Now, I don't think that we should walk around unkempt, smelly, and mismatched, never complimenting each other. I just think that we need to evaluate the reason we do what we do and not care so darn much! It's pretty liberating taking your kids to a birthday party in costumes even though costumes weren't requested...especially when your daughter wants to wear the Red Ranger costume that is way too big on her, rolled up at the ankles and wrists, with the mask sitting atop her messy hair and she is still the cutest thing you've ever seen. It also feels good to have a group of women to your home for a friend's birthday party without having had the time for a shower or makeup and realize that they love you just the same.

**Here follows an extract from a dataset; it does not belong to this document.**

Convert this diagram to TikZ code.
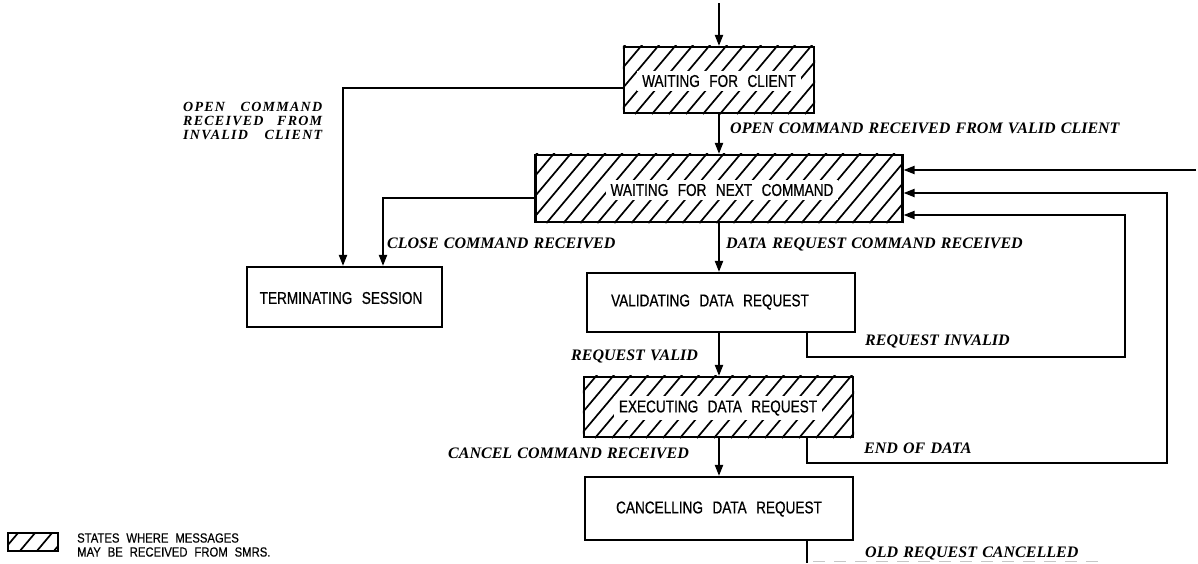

So, how does this nobody cares business translate into how we live our lives? I am still going to slather my kids in Baby Magic (probably until they're 20...I'll have to resort to doing it in their sleep at some point, I'm sure) and I still love to do my daughter's hair and dress my kids in clothes I like; I will continue to compliment others and appreciate the compliments I receive. BUT I am also going to chill out and let my husband dress the kids sometimes, I will proudly walk into Albertsons with my son in his Wolverine costume, and I will occasionally rock the shirt that shows my love handles because I still really like the shirt. When I receive a compliment, I will not think that I have to continue looking or living a certain way for that person to approve of me. In short, I will joyfully, and often, exclaim within myself that nobody cares! Not nearly as much as I think they do.
I still maintain, however, that people DID care about those e-mails early in our marriage. They cared and they loved them.